Trump's “high-profile” actions are old hat by now: He has uttered “more than 2,100 lies, false or misleading statements, and untruths in his first year.” He continues to wage open war against the press; denounces the entire judicial system as “broken and unfair” when the courts issue decisions he personally dislikes, and still has not released his tax returns.
But Trump's subtler actions demonstrate the more pernicious ways the president has undermined government integrity. While attacks on the Census Bureau have so far not shown up in Trump's bombastic tweets, the groups warn that “recent decisions by the Trump administration risk making the 2020 Census grossly inaccurate.”

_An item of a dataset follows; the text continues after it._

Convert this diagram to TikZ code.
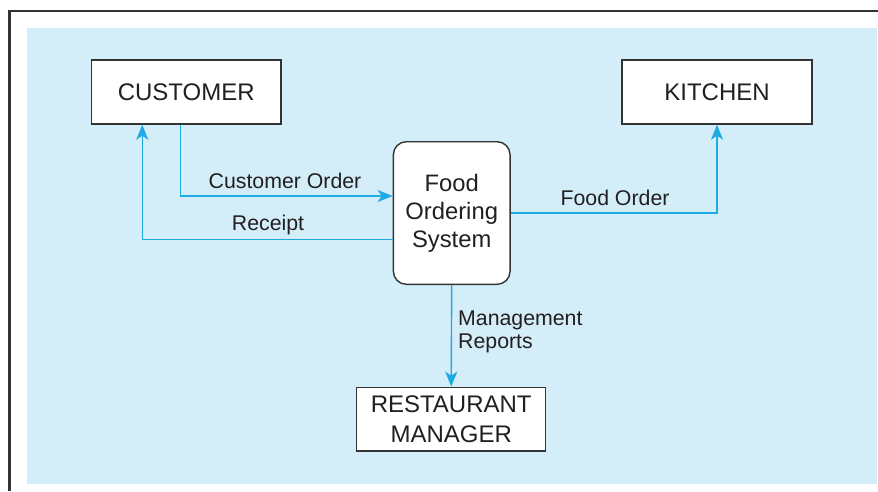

The groups argue that the 2018 budget request for the bureau is “woefully inadequate” and condemn Trump's expected appointment of Thomas Brunell, an ardent proponent of racial gerrymandering, as the bureau’s deputy director—and the federal official charged with overseeing the 2020 survey. These moves will have far-reaching effects, as the decennial count is the basis for congressional and state legislative redistricting—as well as nearly $600 billion in annual government spending.
The damaging consequences of a cabinet currently overseeing an intentional hollowing-out of the federal bureaucracy, and whose secretaries are often hostile to the fundamental missions of the agencies they head, also raise major concerns: “The Trump administration has failed to fill an unprecedented number of critical positions throughout the federal government [which] leads to dysfunction and wasted government resources as policies await direction.” The authors highlight the dramatic staff cuts taking place at Rex Tillerson's State Department—a “national emergency,” according to former Secretary of State Madeline Albright.
Elsewhere, EPA Administrator Scott Pruitt, who sued the federal agency numerous times as attorney general of Oklahoma, has dismissed hundreds of EPA employees, as has Betsy Devos at the Department of Education. And at Ben Carson's Department of Housing and Urban Development, the report includes this telling quote from a career HUD employee: “No agenda, nothing to move forward or push back against. Just nothing.”
Many of President Trump's missteps have been widely covered. But as “The Art of the Lie” cautions, the American public must remain vigilant about the serious consequences of the administration's lesser known actions and about the equally damaging consequences of deciding to take no action at all.